How Do I Debug Inverted Index?-CodePudding

Trying to create an inverted index from a subset but not getting the appropriate return values. return value for experiment d1 should be just [0] instead I am getting a list of both experiment and studi. When I try to clear the new list I get empty lists as a return.enter code here

subset={'d1': ['experiment','studi','wing', 'propel', 'slipstream',  'made', 'order', 'determin', 'spanwis',
'distribut','lift', 'increas',  'due','slipstream', 'differ'],'d2':['studi','high-spe','viscou', 'flow', 
'past', 'two-dimension', 'bodi','usual','necessari','consid', 'curv', 'shock', 'wave', 'emit', 'nose', 
'lead', 'studi', 'bodi','.','consequ']}

set_set =['experiment','studi']

new=[]
inv_index={}
final={}
for word in set_set:
    for key, values in subset.items():
        for value in values:
            if word == value:
                new.append(values.index(word))
                inv_index[key]=new
        final[word]=inv_index
final

###Output
#{'experiment': {'d1': [0, 1, 0, 0], 'd2': [0, 1, 0, 0]},
 #'studi': {'d1': [0, 1, 0, 0], 'd2': [0, 1, 0, 0]}}

#should be {'experiment':{'d1':[0]},'studi':{'d1':[1],'d2':[0,16]}}
#

CodePudding user response：

You're tracking a lot of stuff you don't need.
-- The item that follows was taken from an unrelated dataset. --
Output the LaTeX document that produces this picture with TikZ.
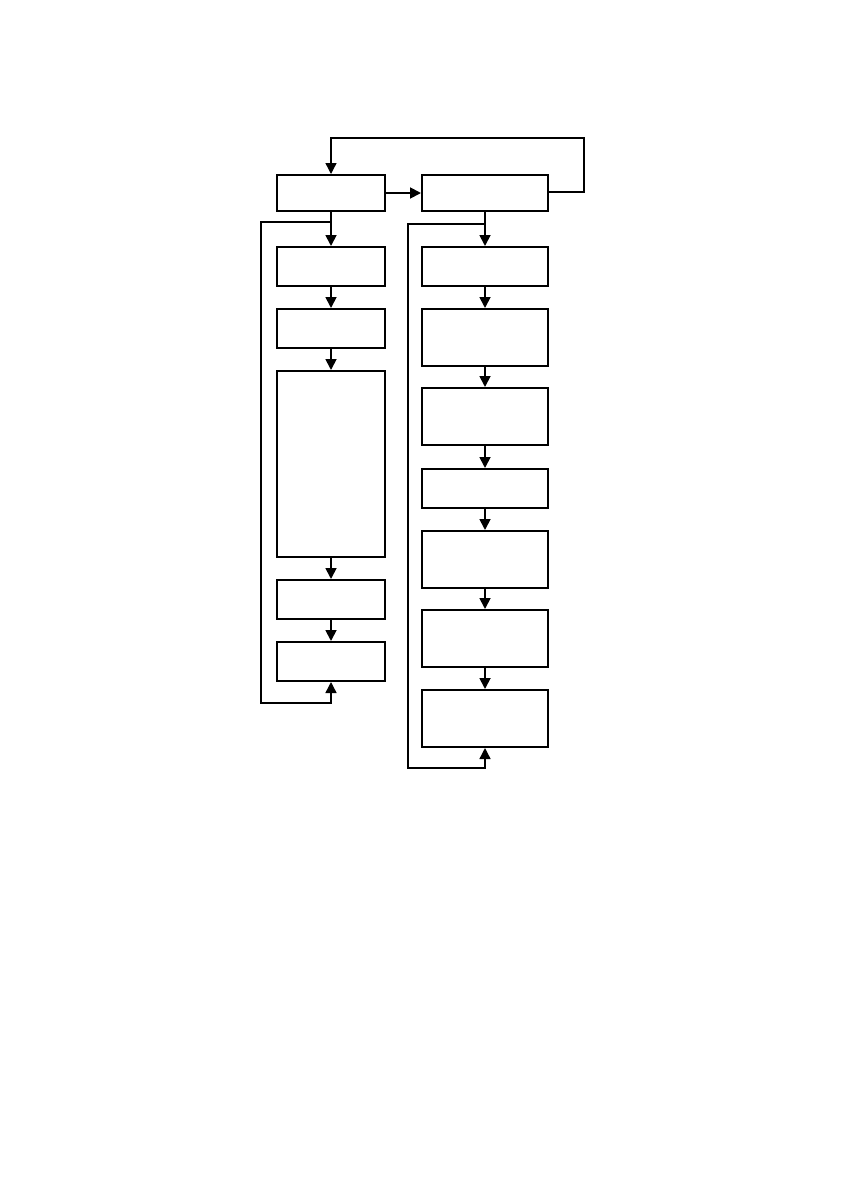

Also remember that index does not work if there are duplicates. index always returns the index of the FIRST match.

This does what you ask:

subset={'d1': ['experiment','studi','wing', 'propel', 'slipstream',  'made', 'order', 'determin', 'spanwis',
'distribut','lift', 'increas',  'due','slipstream', 'differ'],'d2':['studi','high-spe','viscou', 'flow', 
'past', 'two-dimension', 'bodi','usual','necessari','consid', 'curv', 'shock', 'wave', 'emit', 'nose', 
'lead', 'studi', 'bodi','.','consequ']}

set_set =['experiment','studi']

final={}
for word in set_set:
    final[word] = {}
    for key, values in subset.items():
        found = [idx for idx,value in enumerate(values) if word == value]
        if found:
            final[word][key] = found
print(final)

Output:

{'experiment': {'d1': [0]}, 'studi': {'d1': [1], 'd2': [0, 16]}}